Menurut Gus Dur, Deppen justru menjadi ancaman terhadap kebebasan berpendapat. Ia menilai, sejak era Presiden Soeharto, Deppen berperan besar dalam memproduksi narasi yang menjaga stabilitas kekuasaan Orde Baru. Televisi dan radio menjadi instrumen utama dalam mengarahkan opini publik, dan Deppen menjadi dirigen dari orkestra besar manipulasi informasi itu.
Tak heran jika sejumlah pengamat menyebut Deppen telah berubah menjadi mesin besar pengontrol informasi rakyat. Ia bukan lagi lembaga informasi publik, melainkan panggung milik pejabat. Kebijakan penerangan kala itu menjadi milik pejabat, dari pejabat, untuk pejabat. Mereka tampil sebagai politisi, pakar, seniman, bahkan penghibur—semuanya demi membingkai citra kekuasaan.

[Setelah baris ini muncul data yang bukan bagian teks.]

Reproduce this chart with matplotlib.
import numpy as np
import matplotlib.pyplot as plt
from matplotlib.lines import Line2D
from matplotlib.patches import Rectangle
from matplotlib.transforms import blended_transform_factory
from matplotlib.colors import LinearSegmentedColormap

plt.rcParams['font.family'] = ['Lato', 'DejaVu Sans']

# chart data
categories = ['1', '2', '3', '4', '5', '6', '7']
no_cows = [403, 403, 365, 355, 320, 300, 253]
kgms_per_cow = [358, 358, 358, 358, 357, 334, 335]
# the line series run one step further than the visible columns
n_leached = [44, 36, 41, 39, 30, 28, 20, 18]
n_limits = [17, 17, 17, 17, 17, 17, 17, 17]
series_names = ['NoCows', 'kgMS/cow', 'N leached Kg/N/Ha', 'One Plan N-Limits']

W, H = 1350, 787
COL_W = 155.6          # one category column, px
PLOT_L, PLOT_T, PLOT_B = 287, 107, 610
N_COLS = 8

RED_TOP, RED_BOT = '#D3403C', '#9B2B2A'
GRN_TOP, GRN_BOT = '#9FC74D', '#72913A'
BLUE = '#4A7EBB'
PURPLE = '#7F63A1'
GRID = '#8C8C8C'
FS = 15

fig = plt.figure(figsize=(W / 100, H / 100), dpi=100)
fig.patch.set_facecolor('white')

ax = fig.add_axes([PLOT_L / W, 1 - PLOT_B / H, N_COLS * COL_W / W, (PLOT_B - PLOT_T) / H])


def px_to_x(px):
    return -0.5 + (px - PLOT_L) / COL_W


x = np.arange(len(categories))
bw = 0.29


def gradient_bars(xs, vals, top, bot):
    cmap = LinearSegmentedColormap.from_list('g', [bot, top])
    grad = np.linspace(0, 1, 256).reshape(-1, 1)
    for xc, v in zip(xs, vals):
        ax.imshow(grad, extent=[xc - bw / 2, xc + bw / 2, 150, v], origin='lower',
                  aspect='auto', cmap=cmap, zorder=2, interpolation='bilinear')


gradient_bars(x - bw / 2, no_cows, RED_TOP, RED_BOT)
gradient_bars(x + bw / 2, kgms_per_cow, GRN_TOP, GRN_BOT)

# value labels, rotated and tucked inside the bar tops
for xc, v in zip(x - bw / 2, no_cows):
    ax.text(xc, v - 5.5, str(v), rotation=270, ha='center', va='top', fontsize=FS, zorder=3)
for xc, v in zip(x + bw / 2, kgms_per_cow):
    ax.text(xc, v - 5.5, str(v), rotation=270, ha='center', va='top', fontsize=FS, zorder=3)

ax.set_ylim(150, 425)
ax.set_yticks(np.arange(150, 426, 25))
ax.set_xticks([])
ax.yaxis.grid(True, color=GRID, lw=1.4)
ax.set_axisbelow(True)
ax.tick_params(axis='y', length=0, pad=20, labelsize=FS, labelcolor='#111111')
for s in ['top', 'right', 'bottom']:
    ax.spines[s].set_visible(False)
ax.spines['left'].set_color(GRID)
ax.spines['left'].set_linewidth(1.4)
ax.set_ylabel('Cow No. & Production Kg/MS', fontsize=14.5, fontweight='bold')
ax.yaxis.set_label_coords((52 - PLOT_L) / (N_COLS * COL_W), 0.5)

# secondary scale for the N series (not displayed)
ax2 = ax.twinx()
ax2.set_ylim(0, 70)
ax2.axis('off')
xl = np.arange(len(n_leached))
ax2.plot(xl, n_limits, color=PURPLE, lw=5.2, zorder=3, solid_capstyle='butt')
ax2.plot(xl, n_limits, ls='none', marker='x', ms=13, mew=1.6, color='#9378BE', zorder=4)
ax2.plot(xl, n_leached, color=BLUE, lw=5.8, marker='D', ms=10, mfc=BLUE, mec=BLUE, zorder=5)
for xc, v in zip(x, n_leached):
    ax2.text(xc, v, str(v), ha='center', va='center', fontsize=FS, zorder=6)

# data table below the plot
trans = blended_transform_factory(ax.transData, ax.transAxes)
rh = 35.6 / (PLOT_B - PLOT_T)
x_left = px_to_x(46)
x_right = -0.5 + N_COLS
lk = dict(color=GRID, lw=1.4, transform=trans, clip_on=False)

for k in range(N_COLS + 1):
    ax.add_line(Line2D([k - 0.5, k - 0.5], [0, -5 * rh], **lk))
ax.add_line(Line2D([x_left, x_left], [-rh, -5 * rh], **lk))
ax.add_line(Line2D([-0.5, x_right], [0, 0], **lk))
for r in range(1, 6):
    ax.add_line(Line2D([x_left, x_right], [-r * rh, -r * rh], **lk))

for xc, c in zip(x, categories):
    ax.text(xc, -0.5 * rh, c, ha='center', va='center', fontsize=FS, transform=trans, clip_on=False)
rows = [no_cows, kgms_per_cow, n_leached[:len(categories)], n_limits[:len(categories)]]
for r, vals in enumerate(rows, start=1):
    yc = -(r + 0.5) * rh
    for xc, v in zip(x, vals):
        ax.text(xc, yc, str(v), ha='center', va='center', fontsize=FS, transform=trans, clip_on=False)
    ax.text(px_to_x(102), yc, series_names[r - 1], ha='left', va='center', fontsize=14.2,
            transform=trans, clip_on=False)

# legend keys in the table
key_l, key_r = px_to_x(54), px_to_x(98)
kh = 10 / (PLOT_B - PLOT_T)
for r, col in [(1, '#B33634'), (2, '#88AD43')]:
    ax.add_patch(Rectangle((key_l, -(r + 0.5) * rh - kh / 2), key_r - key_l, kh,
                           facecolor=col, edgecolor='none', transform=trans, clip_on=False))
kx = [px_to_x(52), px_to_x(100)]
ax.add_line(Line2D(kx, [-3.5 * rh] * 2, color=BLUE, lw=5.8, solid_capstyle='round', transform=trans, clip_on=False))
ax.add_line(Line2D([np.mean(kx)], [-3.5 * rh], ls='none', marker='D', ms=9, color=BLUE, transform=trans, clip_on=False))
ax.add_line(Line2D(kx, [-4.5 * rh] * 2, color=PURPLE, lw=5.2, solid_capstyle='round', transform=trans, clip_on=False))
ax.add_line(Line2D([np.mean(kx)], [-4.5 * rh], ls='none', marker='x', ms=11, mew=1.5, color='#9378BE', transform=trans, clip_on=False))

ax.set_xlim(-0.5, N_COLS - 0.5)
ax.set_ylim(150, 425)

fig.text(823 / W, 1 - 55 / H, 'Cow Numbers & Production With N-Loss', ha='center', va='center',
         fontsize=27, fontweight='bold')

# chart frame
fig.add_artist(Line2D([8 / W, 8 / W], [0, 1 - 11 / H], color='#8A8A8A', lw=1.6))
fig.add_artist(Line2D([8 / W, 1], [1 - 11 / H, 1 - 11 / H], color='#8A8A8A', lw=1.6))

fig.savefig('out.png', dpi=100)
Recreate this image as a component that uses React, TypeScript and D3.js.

Dalam sebuah wawancara televisi, Gus Dur bahkan menyebut bahwa Deppen dan Depsos (Departemen Sosial) adalah lumbung korupsi. Maka, kata Gus Dur, "Kalau mau habiskan tikus, lumbungnya sekalian harus dibakar."
Namun, di balik semua alasan logis dan politis tersebut, Gus Dur juga punya jawaban khas—ringan dan menggelitik, namun sangat mengena.
Dalam kunjungannya ke Gorontalo tahun 2000, Gus Dur bertemu sahabat lamanya, Haji Umar Mantali, tokoh NU setempat. Di rumah dinas Wali Kota Gorontalo, dua sahabat ini terlibat perbincangan ringan tentang situasi nasional. Salah satu yang dibahas adalah keputusan kontroversial Gus Dur membubarkan Deppen.
“Gus, apa alasan sehingga Departemen Penerangan dibubarkan?” tanya Umar penasaran.
Gus Dur menjawab dengan senyum:
“Alasannya sederhana kok.”
“Sederhana gimana Gus?” tanya Umar lagi.
Dengan tawa khasnya, Gus Dur menjawab:
“Mar, negeri ini sudah punya radio dan televisi. Jadi tak perlu lagi yang namanya Departemen Penerangan. Semuanya sudah terang benderang!”
Umar pun ikut tertawa. Sebab di situlah letak kejeniusan Gus Dur: humor yang menyentil dan mencerahkan.